Exercise objective |
Do not copy the pictures; transcribe all other material exactly.

________________________________________

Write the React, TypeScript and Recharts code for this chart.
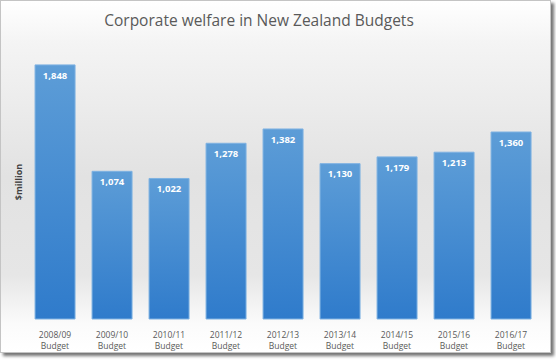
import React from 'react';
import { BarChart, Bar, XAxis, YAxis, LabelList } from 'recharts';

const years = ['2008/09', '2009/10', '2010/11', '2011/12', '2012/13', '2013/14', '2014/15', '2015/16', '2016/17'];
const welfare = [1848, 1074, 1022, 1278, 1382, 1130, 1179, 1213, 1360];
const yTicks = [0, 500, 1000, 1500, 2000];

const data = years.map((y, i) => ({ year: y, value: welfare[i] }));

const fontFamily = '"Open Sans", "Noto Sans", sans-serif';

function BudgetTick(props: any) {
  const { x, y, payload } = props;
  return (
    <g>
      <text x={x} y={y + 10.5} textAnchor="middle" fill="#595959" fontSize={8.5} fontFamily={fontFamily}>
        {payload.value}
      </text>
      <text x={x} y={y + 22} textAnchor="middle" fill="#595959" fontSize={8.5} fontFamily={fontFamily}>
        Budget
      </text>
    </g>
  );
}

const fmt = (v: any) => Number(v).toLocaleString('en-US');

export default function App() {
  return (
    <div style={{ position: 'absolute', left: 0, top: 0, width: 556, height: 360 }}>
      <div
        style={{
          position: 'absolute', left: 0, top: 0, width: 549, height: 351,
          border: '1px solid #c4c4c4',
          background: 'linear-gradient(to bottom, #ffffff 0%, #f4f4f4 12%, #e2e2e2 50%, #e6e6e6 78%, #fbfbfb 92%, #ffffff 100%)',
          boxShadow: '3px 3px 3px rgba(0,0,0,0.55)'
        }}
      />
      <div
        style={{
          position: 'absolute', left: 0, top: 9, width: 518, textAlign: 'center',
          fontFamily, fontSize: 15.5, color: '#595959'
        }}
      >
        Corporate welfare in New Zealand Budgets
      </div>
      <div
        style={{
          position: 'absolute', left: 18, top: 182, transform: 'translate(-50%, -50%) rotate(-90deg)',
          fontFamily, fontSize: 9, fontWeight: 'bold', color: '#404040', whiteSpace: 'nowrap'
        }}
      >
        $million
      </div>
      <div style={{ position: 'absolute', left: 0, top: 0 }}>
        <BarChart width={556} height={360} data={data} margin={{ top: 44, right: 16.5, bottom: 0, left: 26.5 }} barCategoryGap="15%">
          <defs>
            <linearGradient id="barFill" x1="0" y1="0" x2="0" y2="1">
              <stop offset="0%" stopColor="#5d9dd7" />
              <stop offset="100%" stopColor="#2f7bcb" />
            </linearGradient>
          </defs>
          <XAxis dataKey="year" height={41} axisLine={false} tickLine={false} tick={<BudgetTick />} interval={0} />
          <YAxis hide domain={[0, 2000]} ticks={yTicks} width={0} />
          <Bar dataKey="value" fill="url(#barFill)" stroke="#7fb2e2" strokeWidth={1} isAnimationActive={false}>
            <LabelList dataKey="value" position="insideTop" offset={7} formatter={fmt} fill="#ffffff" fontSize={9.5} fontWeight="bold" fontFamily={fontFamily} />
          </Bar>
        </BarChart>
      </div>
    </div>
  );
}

________________________________________

Final result |
Write the React, TypeScript and Recharts code for this chart.
import React from 'react';
import { BarChart, Bar, XAxis, YAxis, LabelList } from 'recharts';

const years = ['2008/09', '2009/10', '2010/11', '2011/12', '2012/13', '2013/14', '2014/15', '2015/16', '2016/17'];
const welfare = [1848, 1074, 1022, 1278, 1382, 1130, 1179, 1213, 1360];
const yTicks = [0, 500, 1000, 1500, 2000];

const data = years.map((y, i) => ({ year: y, value: welfare[i] }));

const fontFamily = '"Open Sans", "Noto Sans", sans-serif';

function BudgetTick(props: any) {
  const { x, y, payload } = props;
  return (
    <g>
      <text x={x} y={y + 10.5} textAnchor="middle" fill="#595959" fontSize={8.5} fontFamily={fontFamily}>
        {payload.value}
      </text>
      <text x={x} y={y + 22} textAnchor="middle" fill="#595959" fontSize={8.5} fontFamily={fontFamily}>
        Budget
      </text>
    </g>
  );
}

const fmt = (v: any) => Number(v).toLocaleString('en-US');

export default function App() {
  return (
    <div style={{ position: 'absolute', left: 0, top: 0, width: 556, height: 360 }}>
      <div
        style={{
          position: 'absolute', left: 0, top: 0, width: 549, height: 351,
          border: '1px solid #c4c4c4',
          background: 'linear-gradient(to bottom, #ffffff 0%, #f4f4f4 12%, #e2e2e2 50%, #e6e6e6 78%, #fbfbfb 92%, #ffffff 100%)',
          boxShadow: '3px 3px 3px rgba(0,0,0,0.55)'
        }}
      />
      <div
        style={{
          position: 'absolute', left: 0, top: 9, width: 518, textAlign: 'center',
          fontFamily, fontSize: 15.5, color: '#595959'
        }}
      >
        Corporate welfare in New Zealand Budgets
      </div>
      <div
        style={{
          position: 'absolute', left: 18, top: 182, transform: 'translate(-50%, -50%) rotate(-90deg)',
          fontFamily, fontSize: 9, fontWeight: 'bold', color: '#404040', whiteSpace: 'nowrap'
        }}
      >
        $million
      </div>
      <div style={{ position: 'absolute', left: 0, top: 0 }}>
        <BarChart width={556} height={360} data={data} margin={{ top: 44, right: 16.5, bottom: 0, left: 26.5 }} barCategoryGap="15%">
          <defs>
            <linearGradient id="barFill" x1="0" y1="0" x2="0" y2="1">
              <stop offset="0%" stopColor="#5d9dd7" />
              <stop offset="100%" stopColor="#2f7bcb" />
            </linearGradient>
          </defs>
          <XAxis dataKey="year" height={41} axisLine={false} tickLine={false} tick={<BudgetTick />} interval={0} />
          <YAxis hide domain={[0, 2000]} ticks={yTicks} width={0} />
          <Bar dataKey="value" fill="url(#barFill)" stroke="#7fb2e2" strokeWidth={1} isAnimationActive={false}>
            <LabelList dataKey="value" position="insideTop" offset={7} formatter={fmt} fill="#ffffff" fontSize={9.5} fontWeight="bold" fontFamily={fontFamily} />
          </Bar>
        </BarChart>
      </div>
    </div>
  );
}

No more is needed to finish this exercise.